アレンテージョの白い壁 その3

翌朝、外に出てみたら、リスボンの町が息を吹き返していた。

ブランド品の店が並ぶ通りを裕福そうな人々が闊歩していて、債務に悩む苦境の町との印象ががらっと変わった。

午前中、時間があったので、ホテルに荷物を置いて、19世紀末に作られたサンタ・ジュスタのエレベーターに乗りに行った。

坂の多いこの街、エレベーターも交通手段だ。

古い木造の箱、装飾の多い外枠とも風情があった。

上からの景色も抜群。

寒かったけど。

丘の上からはぶらぶらと散歩しながら歩いて下りてきた。

ショッピングに突入したかったが、先があるので、ぐっとこらえながら。

ホテルに荷物を取りに戻ると、レセプションの人が朝と変わっていて、陽気なお兄ちゃんが対応してくれた。

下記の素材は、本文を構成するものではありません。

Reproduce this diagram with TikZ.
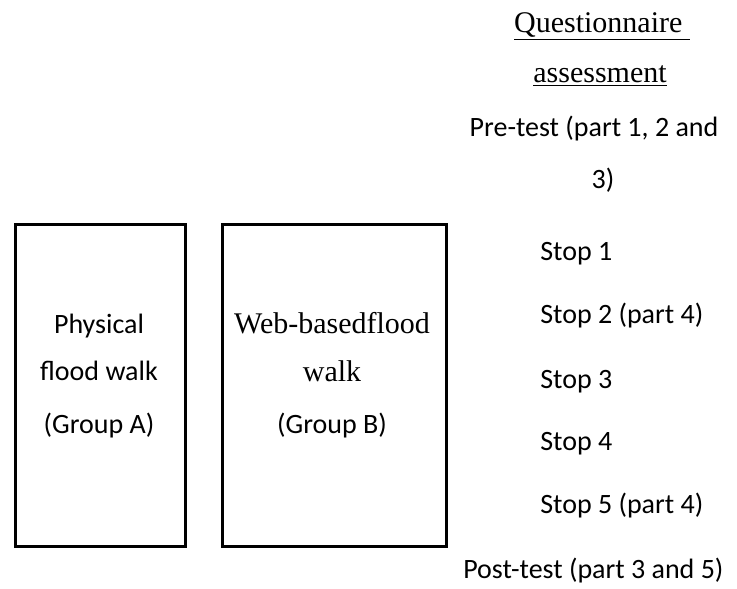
\documentclass[tikz,border=0pt]{standalone}
\usepackage{fontspec}
\setmainfont{Liberation Serif}
\newfontfamily\calibri{Carlito}
\begin{document}
\begin{tikzpicture}[x=0.75pt,y=-0.75pt,
  groupbox/.style={draw, line width=2.2pt, inner sep=0pt, anchor=north west, minimum height=241.5pt},
  ctxt/.style={inner sep=0pt, anchor=base, font=\calibri\fontsize{21}{25}\selectfont},
  ltxt/.style={inner sep=0pt, anchor=base west, font=\calibri\fontsize{21}{25}\selectfont},
  ttxt/.style={inner sep=0pt, anchor=base, font=\fontsize{22.5}{27}\selectfont}]
\useasboundingbox (0,0) rectangle (737,588);
% boxes
\node[groupbox, minimum width=127.5pt] (boxA) at (14,223) {};
\node[groupbox, minimum width=168pt] (boxB) at (221,223) {};
% box A text
\node[ctxt] (a1) at (99,333) {Physical};
\node[ctxt] (a2) at (99,380) {flood walk};
\node[ctxt] (a3) at (99,433) {(Group A)};
% box B text
\node[ttxt] (b1) at (332,333) {Web-basedflood};
\node[ttxt] (b2) at (332,381) {walk};
\node[ctxt] (b3) at (332,433) {(Group B)};
% questionnaire column
\node[ttxt] (q1) at (602,33) {\underline{Questionnaire\ }};
\node[ttxt] (q2) at (600,83) {\underline{assessment}};
\node[ctxt] (pre1) at (594,137) {Pre-test (part 1, 2 and};
\node[ctxt] (pre2) at (603,188) {3)};
\node[ltxt] (s1) at (540,260) {Stop 1};
\node[ltxt] (s2) at (540,323) {Stop 2 (part 4)};
\node[ltxt] (s3) at (540,388) {Stop 3};
\node[ltxt] (s4) at (540,450) {Stop 4};
\node[ltxt] (s5) at (540,513) {Stop 5 (part 4)};
\node[ltxt] (post) at (463,578) {Post-test (part 3 and 5)};
\end{tikzpicture}
\end{document}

これからバスでエヴォラへ行くと言うと、俄然、はりきり、自分はそのあたりの出身だからと、「Don't miss・・・」という言い方でいろいろアドバイスをくれた。

お勧めレストランについては、ネットで検索した地図にマークを入れてくれたりして。

仕事だからしているというのではなく、ごく自然に、知っていることを教えたいという熱意がにじみ出ていた。

部屋が狭かったり、トイレがにおったりするマイナス・イメージの強いホテルだったが、彼のおかげで印象が好転した。

エヴォラへは一時間半ほどで無事、到着。

今度のホテルはPousada dos Loios という、古い修道院を改築した豪華な宿。

今回の旅ではぴか一だ。

バスルームと控え室が隙間風でやや寒いのと、テレビがなぜか傾いて取り付けてあるのと、猫足のお風呂の水が床に流れ出す形になっているのを除けば(結構、難ありだな・・)、立地も含めて完璧であった。

着いたときにはまだ部屋の準備ができておらず、荷物を置いて早速、散歩。

エヴォラは白い壁に黄色い縁取りがある建物が並ぶ町。

ローマ時代からの歴史を背負ったところだとガイドブックで読んでいたので、もっと重厚な町を想像していたが、もうちょっと軽めの学生街だった。

中心のPlaca de Giraldo では、爺さんたちが、切り倒された大きな木を使って焚き火をやっていた。

ポルトガルがコルクの産地であることは前から知っていたが、どうやらこの辺が中心らしい。

コルクでできたバッグや靴などさまざまなモノが売られている。

初日はウインドーショッピングに徹したが、買うのは時間の問題と思われる。